L’article L. 2121-21 du Code général des collectivités territoriales prévoit en outre deux types de scrutins particuliers.

Le vote au scrutin public
Le vote au scrutin public a lieu à la demande du quart des membres présents. Dans ce mode de scrutin, soit chaque conseiller fait connaître à l’appel de son nom le sens de son vote, soit chaque conseiller l’exprime sur un bulletin portant son nom. Le registre des délibérations doit comporter le nom des votants et l’indication du sens de leur vote.

C’est ainsi que le vote s’est effectué sur le vœu au conseil municipal extraordinaire de Pierrefitte après un vote sur les deux amendements qui ont été rejetés.

Le vote au scrutin secret
Il est voté au scrutin secret : soit lorsqu’un tiers des membres présents le réclame, soit lorsqu’il y a lieu de procéder à une nomination.
En conséquence, le maire ne peut décider seul de faire voter le conseil municipal au scrutin secret sans consulter au préalable l’assemblée sur l’opportunité de ce mode de scrutin et alors même que le tiers des membres présents ne l’a pas réclamé.

Ainsi il n’y avait un tiers des membres présents qui le réclamait, –17 élus –. Le vote à scrutin secret ne pouvait donc intervenir au regard du Code général des collectivités territoriales.

Pouvoir discrétionnaire

Mais au regard de l’asymétrie des conditions dans les assemblées, un seul élu la réclamant, elle devrait être accordée. N’a t-on pas vu ici ou là, quelque fois un opposant, seul, isolé, hausser la voix, dire non avant d’être rejoint ?

En vertu du pouvoir discrétionnaire du maire de nommer des adjoints, des conseillers municipaux délégués, d’attribuer ou de retirer des délégations et les indemnités afférentes on peut considérer à raison que seul un vote à scrutin secret offre toute l’indépendance et la sérénité requise pour pouvoir exercer librement, en son âme et conscience, son choix.

Le législateur l’a prévu pour le citoyen avec l’isoloir et l’urne.

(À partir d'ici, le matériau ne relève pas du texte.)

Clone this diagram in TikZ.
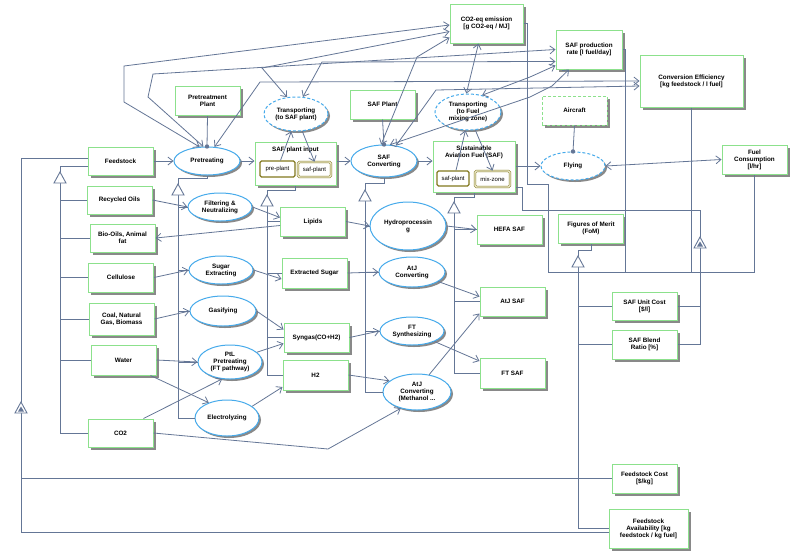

Pourquoi en est-il autrement pour les élus ?

Certes il serait hautement préférable bien entendu que les élus assument publiquement leur vote, leur choix, de là à penser que parce qu’élus ils ne subiraient aucune pression…

Pour illustrer le propos, reprenons un passage du Discours de la servitude volontaire d’Etienne de la Boétie.

« N’est-ce pas un extrême malheur que d’être assujetti à un maître de la bonté duquel on ne peut jamais être assuré et qui a toujours le pouvoir d’être méchant quand il le voudra ? »

C’est bref et ça dit tout. De l’asymétrie des conditions et de la liberté de chacun dans cette majorité. Un élu dionysien, Bertrand Revol, l’avait mis en exergue sur sa Chronique des faits et des raisons – sur Facebook – l’ayant conduit à démissionner en mars dernier.

A se livrer à cette servitude volontaire, à redouter les conséquences d’un pouvoir discrétionnaire, c’est la démocratie qui insultée, s’effrite, s’érode et meurt aussi à petit feu.